Transcribe the records below from the first line to the line that includes "import Chart from", inclusive, and omit the pictures.
---------- Provided data
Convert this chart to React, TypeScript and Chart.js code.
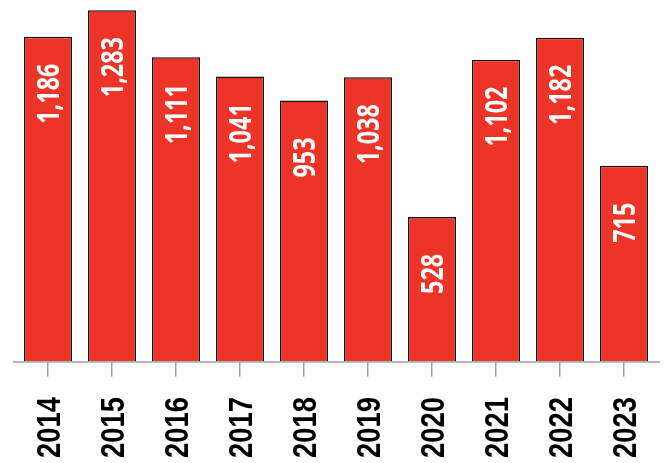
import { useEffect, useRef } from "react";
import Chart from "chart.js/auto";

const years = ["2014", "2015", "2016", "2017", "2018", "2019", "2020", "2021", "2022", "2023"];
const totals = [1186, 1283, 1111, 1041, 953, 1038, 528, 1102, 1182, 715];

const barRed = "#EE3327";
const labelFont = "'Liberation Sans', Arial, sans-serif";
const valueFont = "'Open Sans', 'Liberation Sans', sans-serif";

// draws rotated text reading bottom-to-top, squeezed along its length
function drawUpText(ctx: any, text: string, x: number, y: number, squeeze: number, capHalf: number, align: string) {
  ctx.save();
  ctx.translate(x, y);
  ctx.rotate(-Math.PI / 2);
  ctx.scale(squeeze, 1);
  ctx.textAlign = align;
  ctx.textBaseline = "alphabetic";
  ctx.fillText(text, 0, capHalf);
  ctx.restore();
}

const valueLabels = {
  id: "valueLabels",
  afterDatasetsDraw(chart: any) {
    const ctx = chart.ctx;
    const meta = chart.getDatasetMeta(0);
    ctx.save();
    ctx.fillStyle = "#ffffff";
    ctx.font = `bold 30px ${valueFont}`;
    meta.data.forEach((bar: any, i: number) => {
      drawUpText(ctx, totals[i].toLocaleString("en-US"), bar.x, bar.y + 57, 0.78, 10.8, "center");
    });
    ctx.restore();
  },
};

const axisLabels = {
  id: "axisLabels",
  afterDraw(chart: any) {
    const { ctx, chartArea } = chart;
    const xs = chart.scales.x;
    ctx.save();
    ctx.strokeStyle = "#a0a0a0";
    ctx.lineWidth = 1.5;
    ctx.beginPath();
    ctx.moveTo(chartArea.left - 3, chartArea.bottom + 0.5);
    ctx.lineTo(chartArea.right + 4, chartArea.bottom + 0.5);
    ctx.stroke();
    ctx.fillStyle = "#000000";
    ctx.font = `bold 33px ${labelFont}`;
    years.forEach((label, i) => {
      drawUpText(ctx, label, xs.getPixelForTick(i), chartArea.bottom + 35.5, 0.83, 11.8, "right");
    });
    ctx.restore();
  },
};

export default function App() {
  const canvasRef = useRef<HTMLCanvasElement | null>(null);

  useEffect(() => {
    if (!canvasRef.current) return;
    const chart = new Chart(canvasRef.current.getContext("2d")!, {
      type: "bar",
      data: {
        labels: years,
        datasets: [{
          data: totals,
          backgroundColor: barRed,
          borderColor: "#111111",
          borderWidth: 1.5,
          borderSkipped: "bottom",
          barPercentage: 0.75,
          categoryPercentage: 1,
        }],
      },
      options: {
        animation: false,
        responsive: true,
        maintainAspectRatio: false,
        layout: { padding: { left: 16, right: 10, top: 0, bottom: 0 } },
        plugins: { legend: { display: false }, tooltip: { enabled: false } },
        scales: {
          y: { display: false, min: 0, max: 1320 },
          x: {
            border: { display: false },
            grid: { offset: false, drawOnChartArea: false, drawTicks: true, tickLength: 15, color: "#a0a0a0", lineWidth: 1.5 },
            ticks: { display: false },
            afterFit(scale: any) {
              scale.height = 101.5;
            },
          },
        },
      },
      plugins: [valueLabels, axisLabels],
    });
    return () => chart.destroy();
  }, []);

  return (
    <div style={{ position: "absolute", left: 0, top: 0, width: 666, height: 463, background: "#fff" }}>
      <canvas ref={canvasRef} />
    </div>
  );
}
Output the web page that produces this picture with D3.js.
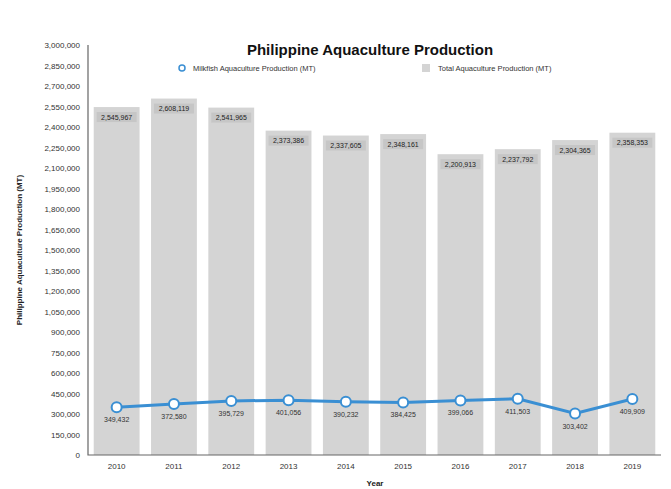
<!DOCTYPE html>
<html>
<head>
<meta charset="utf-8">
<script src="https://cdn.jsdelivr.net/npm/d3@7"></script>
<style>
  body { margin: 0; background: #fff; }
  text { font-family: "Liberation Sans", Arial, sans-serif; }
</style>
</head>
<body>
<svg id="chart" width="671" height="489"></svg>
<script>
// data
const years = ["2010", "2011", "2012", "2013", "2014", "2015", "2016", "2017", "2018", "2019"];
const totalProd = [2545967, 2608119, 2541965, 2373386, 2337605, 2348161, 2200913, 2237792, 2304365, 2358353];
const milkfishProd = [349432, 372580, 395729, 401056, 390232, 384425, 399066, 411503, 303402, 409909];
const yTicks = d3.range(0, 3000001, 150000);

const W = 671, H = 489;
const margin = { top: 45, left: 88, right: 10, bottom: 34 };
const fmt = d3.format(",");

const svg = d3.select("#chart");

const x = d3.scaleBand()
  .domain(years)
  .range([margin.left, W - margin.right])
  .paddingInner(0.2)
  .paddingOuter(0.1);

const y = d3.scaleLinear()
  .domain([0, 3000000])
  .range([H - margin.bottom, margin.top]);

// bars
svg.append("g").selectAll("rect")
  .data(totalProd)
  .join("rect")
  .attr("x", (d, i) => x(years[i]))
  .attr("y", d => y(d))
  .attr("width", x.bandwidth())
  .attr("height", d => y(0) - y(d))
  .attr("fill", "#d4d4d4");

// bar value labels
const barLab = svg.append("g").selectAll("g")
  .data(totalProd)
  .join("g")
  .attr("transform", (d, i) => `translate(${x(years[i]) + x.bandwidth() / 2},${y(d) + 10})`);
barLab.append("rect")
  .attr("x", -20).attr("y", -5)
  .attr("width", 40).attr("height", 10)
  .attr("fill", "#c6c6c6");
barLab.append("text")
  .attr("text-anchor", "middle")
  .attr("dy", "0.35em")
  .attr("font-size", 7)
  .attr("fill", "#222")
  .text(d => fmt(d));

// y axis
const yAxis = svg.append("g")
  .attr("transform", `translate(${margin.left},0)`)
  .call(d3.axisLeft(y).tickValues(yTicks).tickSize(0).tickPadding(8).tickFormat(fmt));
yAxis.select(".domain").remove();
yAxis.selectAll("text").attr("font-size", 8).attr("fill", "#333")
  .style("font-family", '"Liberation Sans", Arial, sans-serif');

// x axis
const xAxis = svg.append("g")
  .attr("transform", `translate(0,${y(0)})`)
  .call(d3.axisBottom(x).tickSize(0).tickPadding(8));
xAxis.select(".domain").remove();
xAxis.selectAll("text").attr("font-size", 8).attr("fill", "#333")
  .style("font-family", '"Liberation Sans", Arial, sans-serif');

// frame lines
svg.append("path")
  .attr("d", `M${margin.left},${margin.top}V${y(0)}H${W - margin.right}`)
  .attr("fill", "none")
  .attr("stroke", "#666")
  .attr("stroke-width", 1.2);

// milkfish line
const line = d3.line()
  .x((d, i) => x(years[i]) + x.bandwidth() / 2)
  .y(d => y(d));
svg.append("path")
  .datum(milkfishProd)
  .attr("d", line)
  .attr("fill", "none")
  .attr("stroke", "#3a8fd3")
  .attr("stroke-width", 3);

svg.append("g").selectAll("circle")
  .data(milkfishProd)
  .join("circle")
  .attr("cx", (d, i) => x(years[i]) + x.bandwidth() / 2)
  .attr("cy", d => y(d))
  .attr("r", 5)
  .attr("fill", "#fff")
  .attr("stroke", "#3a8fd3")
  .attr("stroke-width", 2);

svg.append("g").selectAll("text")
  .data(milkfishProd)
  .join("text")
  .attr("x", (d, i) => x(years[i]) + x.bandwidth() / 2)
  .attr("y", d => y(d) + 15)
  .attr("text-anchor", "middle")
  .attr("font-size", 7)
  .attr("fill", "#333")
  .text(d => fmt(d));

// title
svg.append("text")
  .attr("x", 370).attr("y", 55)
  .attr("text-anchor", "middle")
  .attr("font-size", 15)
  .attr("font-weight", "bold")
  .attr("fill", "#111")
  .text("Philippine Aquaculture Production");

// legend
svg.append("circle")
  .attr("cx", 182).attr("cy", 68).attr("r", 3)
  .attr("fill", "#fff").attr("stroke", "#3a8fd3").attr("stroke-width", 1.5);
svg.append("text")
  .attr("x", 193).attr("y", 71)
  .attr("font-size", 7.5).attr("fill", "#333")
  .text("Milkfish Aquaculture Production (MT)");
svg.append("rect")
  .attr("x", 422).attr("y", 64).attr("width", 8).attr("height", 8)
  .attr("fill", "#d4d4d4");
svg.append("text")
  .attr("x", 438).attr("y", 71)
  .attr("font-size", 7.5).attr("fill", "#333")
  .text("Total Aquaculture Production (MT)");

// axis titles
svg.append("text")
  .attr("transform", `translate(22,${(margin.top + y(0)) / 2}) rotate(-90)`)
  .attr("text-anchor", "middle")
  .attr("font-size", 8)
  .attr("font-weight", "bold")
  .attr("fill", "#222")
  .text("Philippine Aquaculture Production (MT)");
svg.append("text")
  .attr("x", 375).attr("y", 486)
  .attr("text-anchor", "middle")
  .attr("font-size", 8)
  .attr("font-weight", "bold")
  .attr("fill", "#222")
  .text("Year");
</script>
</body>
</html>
--------------------
### Final result
Convert this chart to React, TypeScript and Chart.js code.
import { useEffect, useRef } from "react";
import Chart from "chart.js/auto";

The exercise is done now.